§ **INSTRUCTIONS FOR THE TASK**: Determine the number of lines where "LaTeX" occurs and reply with that number by itself.

§ **DATA LINES**:

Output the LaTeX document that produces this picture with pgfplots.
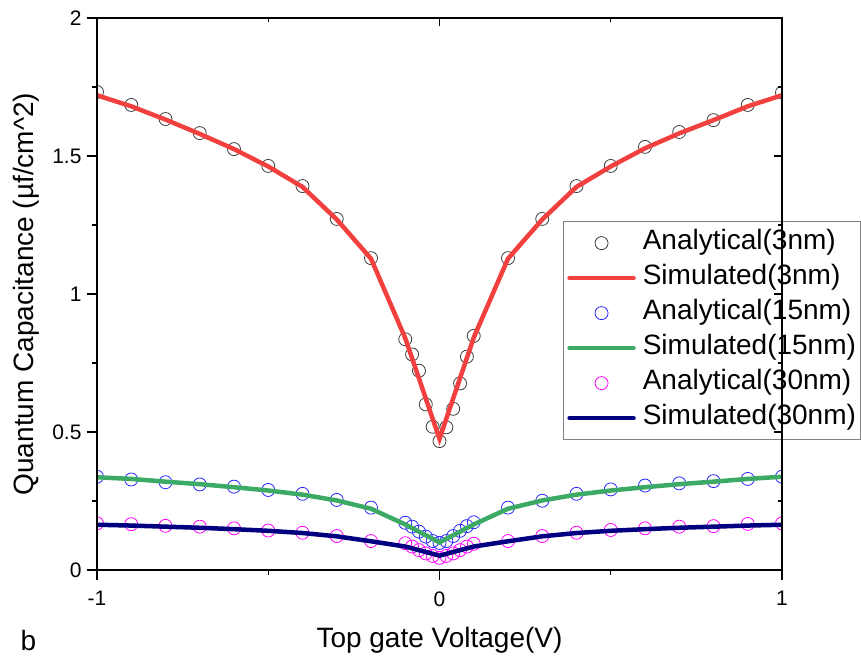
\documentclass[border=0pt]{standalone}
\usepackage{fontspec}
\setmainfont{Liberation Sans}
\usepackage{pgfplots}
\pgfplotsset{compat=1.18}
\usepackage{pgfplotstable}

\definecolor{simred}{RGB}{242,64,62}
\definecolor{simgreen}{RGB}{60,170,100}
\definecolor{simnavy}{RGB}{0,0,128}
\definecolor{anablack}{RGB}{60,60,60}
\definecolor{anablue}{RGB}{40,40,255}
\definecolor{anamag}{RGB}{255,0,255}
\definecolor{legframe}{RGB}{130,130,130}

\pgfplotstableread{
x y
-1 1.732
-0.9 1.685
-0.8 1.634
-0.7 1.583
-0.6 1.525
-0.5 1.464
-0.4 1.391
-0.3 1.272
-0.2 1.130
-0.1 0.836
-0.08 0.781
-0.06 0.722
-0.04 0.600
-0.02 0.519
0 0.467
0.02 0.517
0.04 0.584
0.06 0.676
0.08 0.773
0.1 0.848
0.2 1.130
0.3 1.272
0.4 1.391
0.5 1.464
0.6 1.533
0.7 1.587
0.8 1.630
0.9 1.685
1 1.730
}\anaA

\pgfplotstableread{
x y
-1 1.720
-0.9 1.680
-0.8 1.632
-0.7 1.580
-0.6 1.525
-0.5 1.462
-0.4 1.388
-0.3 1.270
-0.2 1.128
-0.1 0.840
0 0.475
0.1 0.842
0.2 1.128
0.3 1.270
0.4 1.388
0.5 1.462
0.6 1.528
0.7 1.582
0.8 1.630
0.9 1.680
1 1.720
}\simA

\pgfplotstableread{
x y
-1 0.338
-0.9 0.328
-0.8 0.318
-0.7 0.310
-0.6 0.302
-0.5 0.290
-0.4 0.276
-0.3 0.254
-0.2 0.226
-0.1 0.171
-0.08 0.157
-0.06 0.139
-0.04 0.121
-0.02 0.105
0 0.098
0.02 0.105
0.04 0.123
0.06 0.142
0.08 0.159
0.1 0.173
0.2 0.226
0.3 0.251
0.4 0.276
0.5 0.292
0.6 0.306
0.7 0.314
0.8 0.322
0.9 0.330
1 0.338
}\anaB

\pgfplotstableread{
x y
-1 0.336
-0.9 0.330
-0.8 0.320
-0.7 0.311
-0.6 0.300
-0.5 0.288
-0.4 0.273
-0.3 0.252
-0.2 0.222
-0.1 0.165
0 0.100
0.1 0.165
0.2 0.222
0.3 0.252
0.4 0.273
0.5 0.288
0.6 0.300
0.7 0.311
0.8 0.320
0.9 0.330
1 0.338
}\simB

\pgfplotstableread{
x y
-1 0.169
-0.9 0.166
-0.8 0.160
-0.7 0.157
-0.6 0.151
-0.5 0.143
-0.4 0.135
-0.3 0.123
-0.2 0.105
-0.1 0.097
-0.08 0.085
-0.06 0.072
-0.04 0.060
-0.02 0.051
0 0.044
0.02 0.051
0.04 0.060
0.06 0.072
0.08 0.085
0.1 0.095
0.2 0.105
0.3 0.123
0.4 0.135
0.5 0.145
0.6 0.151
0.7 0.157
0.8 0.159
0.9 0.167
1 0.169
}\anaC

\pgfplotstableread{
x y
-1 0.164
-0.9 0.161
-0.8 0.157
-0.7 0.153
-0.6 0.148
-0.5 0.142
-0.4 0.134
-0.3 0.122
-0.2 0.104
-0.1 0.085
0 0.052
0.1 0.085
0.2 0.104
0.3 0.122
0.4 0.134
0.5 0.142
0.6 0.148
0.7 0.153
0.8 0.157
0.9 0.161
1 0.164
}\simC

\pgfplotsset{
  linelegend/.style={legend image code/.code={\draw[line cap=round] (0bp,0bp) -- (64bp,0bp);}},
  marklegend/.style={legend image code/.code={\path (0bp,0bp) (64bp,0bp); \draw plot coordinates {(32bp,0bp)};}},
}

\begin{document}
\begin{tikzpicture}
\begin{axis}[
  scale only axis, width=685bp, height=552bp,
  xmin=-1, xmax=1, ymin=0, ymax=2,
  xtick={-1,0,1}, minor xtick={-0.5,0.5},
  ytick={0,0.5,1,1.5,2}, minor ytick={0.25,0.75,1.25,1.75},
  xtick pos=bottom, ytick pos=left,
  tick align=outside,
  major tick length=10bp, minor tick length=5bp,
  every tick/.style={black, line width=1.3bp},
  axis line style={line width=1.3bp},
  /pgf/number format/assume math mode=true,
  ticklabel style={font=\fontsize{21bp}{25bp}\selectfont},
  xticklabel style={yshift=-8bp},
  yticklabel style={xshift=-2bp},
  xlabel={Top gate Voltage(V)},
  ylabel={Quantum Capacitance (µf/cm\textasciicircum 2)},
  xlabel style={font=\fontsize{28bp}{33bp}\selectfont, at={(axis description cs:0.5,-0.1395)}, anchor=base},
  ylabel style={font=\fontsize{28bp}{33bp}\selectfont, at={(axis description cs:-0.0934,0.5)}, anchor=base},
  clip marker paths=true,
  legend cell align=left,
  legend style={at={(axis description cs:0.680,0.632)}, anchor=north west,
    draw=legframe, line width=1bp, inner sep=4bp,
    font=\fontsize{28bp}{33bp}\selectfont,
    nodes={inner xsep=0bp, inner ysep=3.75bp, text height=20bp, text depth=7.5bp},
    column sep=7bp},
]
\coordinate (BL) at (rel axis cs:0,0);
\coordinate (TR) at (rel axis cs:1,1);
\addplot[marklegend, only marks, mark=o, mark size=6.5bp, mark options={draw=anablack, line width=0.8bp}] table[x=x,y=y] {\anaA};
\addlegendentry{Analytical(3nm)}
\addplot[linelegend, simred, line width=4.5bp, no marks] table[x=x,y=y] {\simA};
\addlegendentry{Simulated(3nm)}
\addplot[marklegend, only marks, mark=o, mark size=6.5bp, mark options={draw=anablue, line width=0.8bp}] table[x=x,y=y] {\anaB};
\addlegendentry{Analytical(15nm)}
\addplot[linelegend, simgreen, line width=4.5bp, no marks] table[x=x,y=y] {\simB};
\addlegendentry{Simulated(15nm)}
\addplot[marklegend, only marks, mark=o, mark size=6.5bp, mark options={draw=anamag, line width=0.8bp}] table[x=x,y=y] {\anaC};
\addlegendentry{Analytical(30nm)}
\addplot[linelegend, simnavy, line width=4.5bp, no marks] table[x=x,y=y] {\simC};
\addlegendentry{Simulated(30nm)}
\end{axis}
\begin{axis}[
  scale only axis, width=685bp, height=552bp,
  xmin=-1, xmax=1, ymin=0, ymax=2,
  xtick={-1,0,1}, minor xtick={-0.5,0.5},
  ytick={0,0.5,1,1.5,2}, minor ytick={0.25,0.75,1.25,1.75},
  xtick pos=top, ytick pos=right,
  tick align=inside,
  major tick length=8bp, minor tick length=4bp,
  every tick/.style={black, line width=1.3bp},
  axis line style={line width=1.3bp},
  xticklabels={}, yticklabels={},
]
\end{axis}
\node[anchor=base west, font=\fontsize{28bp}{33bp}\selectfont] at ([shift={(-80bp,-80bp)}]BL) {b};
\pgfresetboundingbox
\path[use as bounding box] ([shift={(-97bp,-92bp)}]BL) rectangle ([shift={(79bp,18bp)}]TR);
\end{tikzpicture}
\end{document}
==
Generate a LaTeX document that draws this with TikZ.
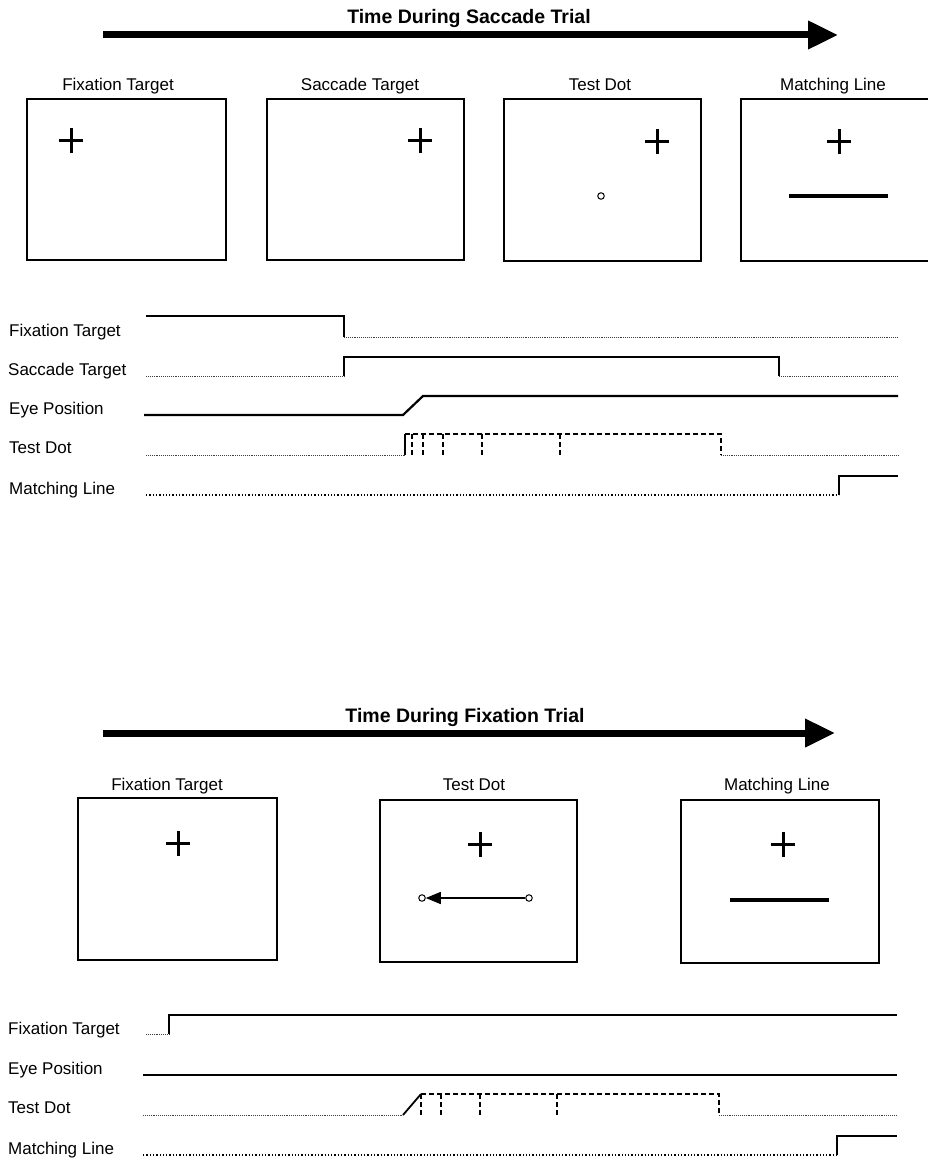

§ **WRITTEN SOLUTION**: 2